Judge Scott Skavdahl, the judge overseeing the lawsuit in the U.S. District Court of Wyoming, acknowledged the murkiness of this arrangement after hearing the Fed's argument to have the lawsuit dismissed in October. "Where does the buck stop?" Skavdahl said at the time.

In a filing in October, Fed warned that examining the issues through a wide scope — one that could be used in an exhaustive discovery process — could have "potential ramifications for the careful balance Congress has created with the Federal Reserve System — including potential consequences far beyond this case." 

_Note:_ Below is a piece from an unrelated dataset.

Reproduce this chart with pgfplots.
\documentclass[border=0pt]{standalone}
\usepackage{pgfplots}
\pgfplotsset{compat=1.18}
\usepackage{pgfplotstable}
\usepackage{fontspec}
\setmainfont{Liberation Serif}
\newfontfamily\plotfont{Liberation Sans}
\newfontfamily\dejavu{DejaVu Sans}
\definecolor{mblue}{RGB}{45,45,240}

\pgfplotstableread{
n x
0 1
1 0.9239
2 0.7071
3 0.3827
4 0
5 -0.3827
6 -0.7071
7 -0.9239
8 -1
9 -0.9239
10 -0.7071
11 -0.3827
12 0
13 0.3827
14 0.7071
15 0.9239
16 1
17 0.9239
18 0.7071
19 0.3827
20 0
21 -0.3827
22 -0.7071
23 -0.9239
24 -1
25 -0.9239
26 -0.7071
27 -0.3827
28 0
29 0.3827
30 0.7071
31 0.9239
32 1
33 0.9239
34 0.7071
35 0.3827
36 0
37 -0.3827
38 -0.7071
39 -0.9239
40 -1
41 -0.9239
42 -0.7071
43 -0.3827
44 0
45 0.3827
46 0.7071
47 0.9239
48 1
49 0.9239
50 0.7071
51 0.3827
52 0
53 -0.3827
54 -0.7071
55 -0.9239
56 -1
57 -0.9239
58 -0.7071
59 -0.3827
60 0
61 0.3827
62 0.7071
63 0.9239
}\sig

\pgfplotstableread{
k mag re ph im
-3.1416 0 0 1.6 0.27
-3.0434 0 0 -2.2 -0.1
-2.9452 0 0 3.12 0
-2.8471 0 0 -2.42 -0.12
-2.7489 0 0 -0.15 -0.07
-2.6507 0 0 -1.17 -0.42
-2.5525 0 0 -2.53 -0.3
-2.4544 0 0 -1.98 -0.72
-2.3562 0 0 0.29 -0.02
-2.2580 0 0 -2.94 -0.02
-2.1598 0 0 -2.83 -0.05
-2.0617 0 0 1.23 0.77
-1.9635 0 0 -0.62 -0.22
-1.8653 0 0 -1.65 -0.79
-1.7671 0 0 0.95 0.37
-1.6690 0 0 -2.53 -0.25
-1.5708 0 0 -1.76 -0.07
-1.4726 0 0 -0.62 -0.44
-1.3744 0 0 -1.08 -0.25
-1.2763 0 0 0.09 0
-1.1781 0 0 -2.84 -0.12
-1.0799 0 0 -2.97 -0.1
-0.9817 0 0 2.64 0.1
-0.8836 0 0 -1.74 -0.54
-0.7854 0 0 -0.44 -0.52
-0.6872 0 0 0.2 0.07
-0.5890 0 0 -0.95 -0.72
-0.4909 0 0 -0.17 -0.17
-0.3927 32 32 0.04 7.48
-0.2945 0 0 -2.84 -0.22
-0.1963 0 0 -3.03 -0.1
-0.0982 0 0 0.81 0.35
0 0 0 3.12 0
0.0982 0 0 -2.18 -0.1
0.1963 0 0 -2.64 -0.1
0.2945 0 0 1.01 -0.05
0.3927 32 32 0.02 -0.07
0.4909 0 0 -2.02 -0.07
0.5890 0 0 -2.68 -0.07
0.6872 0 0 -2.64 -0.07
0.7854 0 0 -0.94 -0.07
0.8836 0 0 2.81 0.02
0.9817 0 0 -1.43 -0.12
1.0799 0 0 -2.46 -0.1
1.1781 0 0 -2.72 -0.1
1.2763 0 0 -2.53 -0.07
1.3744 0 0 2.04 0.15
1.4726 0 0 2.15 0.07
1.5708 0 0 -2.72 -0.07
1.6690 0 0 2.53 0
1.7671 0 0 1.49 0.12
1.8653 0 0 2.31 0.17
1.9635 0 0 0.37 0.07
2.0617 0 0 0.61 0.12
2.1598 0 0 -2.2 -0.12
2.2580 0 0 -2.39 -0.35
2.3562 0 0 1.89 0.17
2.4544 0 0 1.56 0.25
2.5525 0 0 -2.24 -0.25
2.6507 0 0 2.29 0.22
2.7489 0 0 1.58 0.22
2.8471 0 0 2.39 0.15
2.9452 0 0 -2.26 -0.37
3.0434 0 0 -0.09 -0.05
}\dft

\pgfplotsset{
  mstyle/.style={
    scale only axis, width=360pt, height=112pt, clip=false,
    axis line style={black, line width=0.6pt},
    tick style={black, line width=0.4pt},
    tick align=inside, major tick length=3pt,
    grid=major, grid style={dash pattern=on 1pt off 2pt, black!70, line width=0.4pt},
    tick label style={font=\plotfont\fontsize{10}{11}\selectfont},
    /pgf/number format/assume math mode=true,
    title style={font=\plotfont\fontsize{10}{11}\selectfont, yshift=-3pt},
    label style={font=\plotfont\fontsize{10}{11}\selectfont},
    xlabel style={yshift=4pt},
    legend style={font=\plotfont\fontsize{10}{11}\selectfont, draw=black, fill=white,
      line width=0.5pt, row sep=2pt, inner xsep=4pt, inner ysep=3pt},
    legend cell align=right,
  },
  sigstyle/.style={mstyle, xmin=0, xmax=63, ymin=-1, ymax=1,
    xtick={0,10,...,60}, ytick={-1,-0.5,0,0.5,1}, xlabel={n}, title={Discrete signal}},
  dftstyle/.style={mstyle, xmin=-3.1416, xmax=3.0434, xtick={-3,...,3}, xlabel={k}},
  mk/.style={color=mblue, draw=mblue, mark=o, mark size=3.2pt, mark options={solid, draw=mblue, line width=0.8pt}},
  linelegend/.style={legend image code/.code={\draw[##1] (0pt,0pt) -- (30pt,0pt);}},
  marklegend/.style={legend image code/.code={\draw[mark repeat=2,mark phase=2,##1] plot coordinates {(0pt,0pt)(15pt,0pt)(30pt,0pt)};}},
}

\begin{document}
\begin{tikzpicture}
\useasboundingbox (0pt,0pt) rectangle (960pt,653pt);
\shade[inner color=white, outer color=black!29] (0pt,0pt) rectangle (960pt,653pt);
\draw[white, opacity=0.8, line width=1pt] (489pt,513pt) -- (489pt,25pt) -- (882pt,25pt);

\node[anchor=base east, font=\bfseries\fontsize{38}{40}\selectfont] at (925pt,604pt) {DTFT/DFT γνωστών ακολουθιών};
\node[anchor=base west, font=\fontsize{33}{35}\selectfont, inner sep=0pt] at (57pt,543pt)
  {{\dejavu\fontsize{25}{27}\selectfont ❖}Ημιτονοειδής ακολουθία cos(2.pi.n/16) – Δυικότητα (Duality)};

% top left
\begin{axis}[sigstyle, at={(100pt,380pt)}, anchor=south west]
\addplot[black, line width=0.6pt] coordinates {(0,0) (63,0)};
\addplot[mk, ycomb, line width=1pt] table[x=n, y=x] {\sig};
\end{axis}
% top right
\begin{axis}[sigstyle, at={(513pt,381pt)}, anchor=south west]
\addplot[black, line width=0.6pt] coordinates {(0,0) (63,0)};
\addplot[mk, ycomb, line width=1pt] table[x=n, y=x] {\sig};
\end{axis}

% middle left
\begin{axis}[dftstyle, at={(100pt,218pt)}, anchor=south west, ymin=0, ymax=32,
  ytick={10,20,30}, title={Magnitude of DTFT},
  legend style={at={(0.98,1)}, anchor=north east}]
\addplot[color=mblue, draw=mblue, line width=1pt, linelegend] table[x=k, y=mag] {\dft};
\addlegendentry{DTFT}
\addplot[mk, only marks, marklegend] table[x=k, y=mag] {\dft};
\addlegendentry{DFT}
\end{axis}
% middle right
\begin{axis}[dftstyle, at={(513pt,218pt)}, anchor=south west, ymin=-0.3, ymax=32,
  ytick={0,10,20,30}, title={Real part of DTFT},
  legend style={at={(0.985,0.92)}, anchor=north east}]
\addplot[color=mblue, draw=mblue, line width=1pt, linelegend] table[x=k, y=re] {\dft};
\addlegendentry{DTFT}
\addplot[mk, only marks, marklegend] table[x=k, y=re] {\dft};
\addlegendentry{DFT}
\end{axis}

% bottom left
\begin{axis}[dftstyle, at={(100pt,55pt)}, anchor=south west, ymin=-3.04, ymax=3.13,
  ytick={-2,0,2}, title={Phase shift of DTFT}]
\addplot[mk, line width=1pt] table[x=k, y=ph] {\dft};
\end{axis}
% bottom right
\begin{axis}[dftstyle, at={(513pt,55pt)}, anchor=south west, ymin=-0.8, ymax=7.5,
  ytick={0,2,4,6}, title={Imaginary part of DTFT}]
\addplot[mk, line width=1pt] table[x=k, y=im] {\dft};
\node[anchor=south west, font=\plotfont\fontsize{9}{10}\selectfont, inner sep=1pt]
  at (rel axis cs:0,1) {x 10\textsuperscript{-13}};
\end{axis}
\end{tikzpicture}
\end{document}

The board is a Washington-based entity composed of presidentially appointed and congressionally approved governors. It oversees the Federal Reserve System as a whole. The 12 reserve banks are independently chartered and led by presidents selected by member banks. They enact the Fed's monetary and supervisory policies in their respective districts. The Kansas City Fed oversees the 10th District, which includes Wyoming.

In its filing last week, the Fed argued that, because the lawsuit is about its adherence to the APA, it only needs to provide an administrative report, which documents its decision making process. It said it was in the process of compiling such an account and would submit it to the court by Feb. 9, 2023.

federal-reserve
Key issues intact in Custodia-Fed lawsuit over master accounts

Custodia pushed back against the Fed's interpretation of case law. It argues that agencies can be forced to go through discovery to address questions about "bad faith or improper behavior," which Custodia has alleged in its suit. The bank also pointed to the court's statement that some level of discovery would be necessary to determine what role the board has played in the Kansas City Fed's decision-making process on the Custodia application.

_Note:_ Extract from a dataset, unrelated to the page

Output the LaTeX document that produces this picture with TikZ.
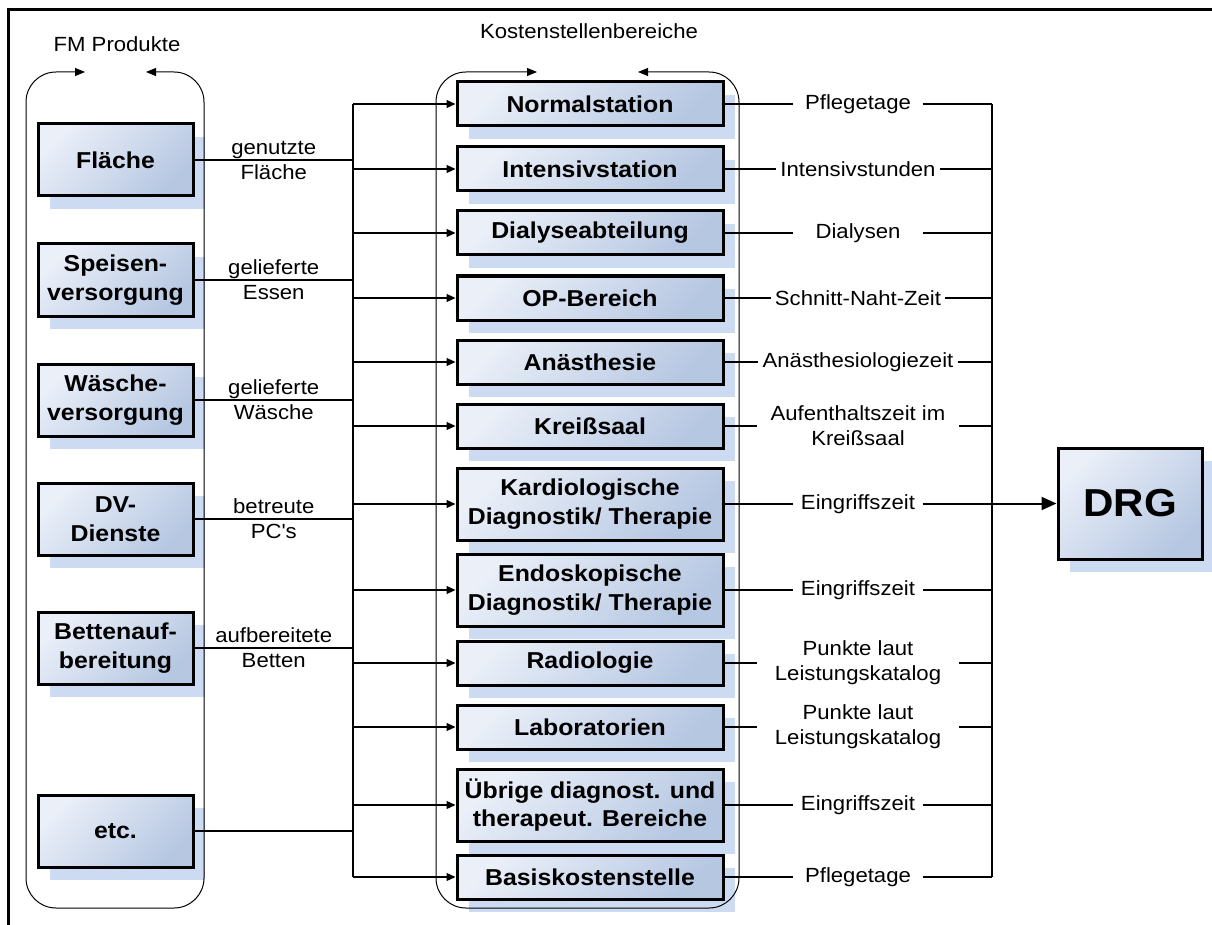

Reserve banks are supposed to have the final say on which banks in their districts are granted master accounts, but in its lawsuit, Custodia has accused the Board of interjecting in the Kansas City Fed's review of its application and halting it. Skavdahl deemed this conclusion to be plausible and said more information was necessary to say definitively. 

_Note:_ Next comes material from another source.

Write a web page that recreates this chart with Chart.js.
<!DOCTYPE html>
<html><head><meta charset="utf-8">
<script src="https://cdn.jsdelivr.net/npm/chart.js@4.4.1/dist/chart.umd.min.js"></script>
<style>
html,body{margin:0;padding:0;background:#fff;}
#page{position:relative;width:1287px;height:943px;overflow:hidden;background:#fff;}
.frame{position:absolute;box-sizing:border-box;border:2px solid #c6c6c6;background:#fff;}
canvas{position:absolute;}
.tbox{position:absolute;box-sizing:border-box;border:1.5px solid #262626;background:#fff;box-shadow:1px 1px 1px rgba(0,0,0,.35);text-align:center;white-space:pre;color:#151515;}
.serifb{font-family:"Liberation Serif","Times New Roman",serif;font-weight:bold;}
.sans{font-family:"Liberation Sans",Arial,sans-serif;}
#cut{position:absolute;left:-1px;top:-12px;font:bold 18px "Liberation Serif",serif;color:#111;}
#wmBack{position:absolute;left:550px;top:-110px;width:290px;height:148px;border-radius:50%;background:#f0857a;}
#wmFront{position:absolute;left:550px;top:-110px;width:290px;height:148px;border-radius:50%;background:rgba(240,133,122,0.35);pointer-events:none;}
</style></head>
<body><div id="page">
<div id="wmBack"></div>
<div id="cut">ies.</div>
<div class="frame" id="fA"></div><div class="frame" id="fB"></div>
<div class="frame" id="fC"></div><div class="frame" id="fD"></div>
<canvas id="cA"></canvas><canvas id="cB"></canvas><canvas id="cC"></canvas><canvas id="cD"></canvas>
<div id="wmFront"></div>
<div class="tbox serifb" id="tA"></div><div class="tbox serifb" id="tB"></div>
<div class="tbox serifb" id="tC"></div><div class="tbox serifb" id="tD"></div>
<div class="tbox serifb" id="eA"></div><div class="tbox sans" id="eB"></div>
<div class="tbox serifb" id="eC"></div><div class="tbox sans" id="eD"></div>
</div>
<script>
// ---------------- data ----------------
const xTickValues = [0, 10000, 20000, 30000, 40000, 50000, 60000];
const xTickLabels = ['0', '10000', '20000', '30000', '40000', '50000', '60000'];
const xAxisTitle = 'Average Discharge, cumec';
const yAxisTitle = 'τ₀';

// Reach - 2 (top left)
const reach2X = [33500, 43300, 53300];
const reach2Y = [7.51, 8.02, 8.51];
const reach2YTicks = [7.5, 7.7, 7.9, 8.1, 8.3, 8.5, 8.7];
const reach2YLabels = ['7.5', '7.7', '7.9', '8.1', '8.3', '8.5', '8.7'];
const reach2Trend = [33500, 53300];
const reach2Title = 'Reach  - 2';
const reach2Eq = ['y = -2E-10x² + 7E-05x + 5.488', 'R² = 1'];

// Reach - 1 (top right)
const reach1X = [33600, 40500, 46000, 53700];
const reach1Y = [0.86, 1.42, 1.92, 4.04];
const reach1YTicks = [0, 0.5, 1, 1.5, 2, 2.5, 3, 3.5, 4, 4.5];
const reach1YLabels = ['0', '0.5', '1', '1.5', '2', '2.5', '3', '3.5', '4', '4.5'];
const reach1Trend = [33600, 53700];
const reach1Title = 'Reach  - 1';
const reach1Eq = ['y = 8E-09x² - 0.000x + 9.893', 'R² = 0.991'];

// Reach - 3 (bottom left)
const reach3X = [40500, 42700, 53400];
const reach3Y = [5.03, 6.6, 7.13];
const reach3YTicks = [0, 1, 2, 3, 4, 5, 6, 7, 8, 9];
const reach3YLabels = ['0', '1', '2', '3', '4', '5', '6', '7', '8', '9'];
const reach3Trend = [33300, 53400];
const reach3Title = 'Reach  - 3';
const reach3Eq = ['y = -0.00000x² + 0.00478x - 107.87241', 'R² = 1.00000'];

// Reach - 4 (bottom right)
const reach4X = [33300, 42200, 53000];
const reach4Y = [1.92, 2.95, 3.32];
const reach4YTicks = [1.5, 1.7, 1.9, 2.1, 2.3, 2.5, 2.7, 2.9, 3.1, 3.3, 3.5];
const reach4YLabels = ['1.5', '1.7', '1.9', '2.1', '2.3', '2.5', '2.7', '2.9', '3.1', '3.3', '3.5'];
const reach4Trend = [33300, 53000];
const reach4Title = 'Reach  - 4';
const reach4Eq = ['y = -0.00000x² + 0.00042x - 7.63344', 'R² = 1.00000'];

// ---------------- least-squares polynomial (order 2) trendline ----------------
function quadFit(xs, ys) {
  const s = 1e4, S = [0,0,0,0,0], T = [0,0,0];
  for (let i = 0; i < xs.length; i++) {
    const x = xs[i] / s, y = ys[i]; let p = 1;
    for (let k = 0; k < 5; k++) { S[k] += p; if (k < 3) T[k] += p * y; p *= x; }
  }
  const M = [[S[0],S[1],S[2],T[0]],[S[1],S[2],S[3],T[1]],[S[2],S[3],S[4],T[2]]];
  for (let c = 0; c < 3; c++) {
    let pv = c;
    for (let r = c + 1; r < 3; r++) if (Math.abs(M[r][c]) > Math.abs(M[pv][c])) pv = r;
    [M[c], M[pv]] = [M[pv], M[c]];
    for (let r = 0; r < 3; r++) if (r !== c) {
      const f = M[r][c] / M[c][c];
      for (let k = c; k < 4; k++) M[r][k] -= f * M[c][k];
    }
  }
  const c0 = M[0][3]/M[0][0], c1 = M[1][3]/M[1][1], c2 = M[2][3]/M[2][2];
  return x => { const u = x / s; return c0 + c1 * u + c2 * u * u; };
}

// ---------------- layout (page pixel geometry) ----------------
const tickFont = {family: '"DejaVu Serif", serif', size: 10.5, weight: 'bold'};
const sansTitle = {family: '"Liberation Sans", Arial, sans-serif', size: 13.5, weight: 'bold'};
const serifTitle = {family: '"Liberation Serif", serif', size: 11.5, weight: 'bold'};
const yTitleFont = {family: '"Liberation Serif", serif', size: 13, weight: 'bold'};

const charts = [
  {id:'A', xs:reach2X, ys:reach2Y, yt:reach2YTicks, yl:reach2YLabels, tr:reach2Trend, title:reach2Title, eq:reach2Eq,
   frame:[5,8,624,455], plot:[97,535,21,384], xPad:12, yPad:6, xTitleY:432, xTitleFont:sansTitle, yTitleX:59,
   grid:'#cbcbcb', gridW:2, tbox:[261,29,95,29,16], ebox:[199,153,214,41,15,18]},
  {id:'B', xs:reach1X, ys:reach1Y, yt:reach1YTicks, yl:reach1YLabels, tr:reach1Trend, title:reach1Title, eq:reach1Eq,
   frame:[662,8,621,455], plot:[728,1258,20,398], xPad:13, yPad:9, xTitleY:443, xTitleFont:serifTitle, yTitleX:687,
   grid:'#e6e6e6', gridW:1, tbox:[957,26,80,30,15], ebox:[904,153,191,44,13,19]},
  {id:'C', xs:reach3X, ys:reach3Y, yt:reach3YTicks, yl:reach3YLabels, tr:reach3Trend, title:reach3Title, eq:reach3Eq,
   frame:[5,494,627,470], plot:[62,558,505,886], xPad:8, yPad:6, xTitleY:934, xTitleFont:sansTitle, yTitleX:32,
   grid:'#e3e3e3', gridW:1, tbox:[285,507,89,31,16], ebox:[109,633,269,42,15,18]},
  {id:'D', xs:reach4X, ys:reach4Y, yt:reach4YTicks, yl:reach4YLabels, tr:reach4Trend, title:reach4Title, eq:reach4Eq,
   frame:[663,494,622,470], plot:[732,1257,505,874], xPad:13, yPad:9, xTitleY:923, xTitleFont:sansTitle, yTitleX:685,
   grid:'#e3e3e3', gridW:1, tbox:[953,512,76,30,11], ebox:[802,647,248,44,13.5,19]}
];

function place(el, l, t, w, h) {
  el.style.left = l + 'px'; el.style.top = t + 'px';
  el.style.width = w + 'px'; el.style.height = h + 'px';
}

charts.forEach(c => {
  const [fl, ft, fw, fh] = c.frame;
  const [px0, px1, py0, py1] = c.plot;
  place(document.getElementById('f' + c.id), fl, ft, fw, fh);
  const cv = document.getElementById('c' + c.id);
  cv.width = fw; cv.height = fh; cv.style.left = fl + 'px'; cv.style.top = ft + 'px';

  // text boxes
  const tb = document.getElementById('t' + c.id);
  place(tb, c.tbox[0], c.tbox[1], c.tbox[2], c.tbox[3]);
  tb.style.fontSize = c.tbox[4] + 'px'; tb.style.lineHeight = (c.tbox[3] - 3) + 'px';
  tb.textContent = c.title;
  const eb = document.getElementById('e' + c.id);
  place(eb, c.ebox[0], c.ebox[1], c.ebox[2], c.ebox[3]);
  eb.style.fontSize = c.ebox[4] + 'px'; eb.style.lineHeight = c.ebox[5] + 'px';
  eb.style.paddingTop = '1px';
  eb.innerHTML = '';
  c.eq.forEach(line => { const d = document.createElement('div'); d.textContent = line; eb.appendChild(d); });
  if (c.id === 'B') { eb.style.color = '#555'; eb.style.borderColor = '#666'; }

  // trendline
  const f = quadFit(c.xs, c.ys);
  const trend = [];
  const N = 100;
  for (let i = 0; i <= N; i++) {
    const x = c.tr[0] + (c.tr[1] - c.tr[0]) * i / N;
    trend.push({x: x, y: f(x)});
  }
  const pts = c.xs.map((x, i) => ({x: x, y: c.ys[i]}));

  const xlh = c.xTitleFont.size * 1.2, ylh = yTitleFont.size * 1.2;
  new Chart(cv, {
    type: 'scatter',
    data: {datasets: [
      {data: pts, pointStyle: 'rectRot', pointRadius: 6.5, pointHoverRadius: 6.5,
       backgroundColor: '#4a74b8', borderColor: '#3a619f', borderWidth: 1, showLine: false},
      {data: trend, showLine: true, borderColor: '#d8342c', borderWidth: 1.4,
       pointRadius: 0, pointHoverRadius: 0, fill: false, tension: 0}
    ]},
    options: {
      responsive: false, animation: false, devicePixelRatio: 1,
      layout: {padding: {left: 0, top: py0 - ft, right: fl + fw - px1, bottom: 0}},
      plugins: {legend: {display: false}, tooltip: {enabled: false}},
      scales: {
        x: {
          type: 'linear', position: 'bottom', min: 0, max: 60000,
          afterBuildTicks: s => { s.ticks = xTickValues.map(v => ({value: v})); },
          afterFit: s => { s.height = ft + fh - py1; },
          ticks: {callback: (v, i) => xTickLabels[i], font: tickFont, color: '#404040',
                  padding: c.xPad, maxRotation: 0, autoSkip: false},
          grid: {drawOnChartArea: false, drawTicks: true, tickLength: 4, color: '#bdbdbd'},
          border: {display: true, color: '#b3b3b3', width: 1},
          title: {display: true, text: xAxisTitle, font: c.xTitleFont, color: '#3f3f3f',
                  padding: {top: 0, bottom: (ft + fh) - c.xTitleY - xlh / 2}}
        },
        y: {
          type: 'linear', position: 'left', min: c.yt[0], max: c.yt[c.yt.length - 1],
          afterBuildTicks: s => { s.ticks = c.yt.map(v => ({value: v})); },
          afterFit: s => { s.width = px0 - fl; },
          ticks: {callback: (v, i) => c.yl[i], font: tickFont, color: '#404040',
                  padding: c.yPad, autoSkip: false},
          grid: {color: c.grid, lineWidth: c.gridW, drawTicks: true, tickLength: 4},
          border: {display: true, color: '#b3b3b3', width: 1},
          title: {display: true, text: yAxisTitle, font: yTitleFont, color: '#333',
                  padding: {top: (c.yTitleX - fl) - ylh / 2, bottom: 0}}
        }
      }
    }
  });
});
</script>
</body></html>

The Fed board has said it has not weighed in on Custodia's application directly, it has only provided guidelines for how all reserve banks should assess master account applications. But Custodia argues this position is contradicted by the board's assertion of APA rights.

"There is no 'administrative record' to compile because the Board disclaims responsibility for making the decision," the filing states. "Thus, the Board is obligated to answer the complaint, provide initial disclosures, and engage in discovery. The Board cannot have its cake and eat it too."

The Fed board declined to comment on Custodia's accusations or delve into the specifics of its latest request on Monday.

Questions about which entities are entitled to master accounts and on what grounds have come to the fore in recent years, coinciding with the rise in nontraditional banks and novel state charters. Wyoming has one such charter for so-called special-purpose depository institutions, which are allowed to do some business with digital assets but are prohibited from providing loans. Custodia holds one of these charters.

In its latest filing, Custodia also accused the Fed of applying a double standard to existing master account holders and novel applicants. The firm cited the ability of the Bank of New York Mellon to begin providing crypto custodying services and the recent revelation that Moonstone Bank — a Farmington, Washington, bank formerly known as Farmington State Bank — had sold around 10% of its equity to the now-failed crypto exchange FTX as evidence that the Fed's aversion to crypto exposure is one-sided.

"The Federal Reserve is applying a staggering double-standard that favors incumbent banks over startup banks, and in doing so, it has created financial system risk by allowing crypto companies through the back door to take control positions of incumbent Fed member banks and enter the crypto business," said Nathan Miller, a spokesperson for Custodia Bank. "As a nonleveraged bank that plans to hold 108% of customer deposits in cash at the Federal Reserve itself in its first three years, Custodia would be the far safer alternative — yet it is the one bank whose Fed applications continue to languish as others with risky business models are waved through."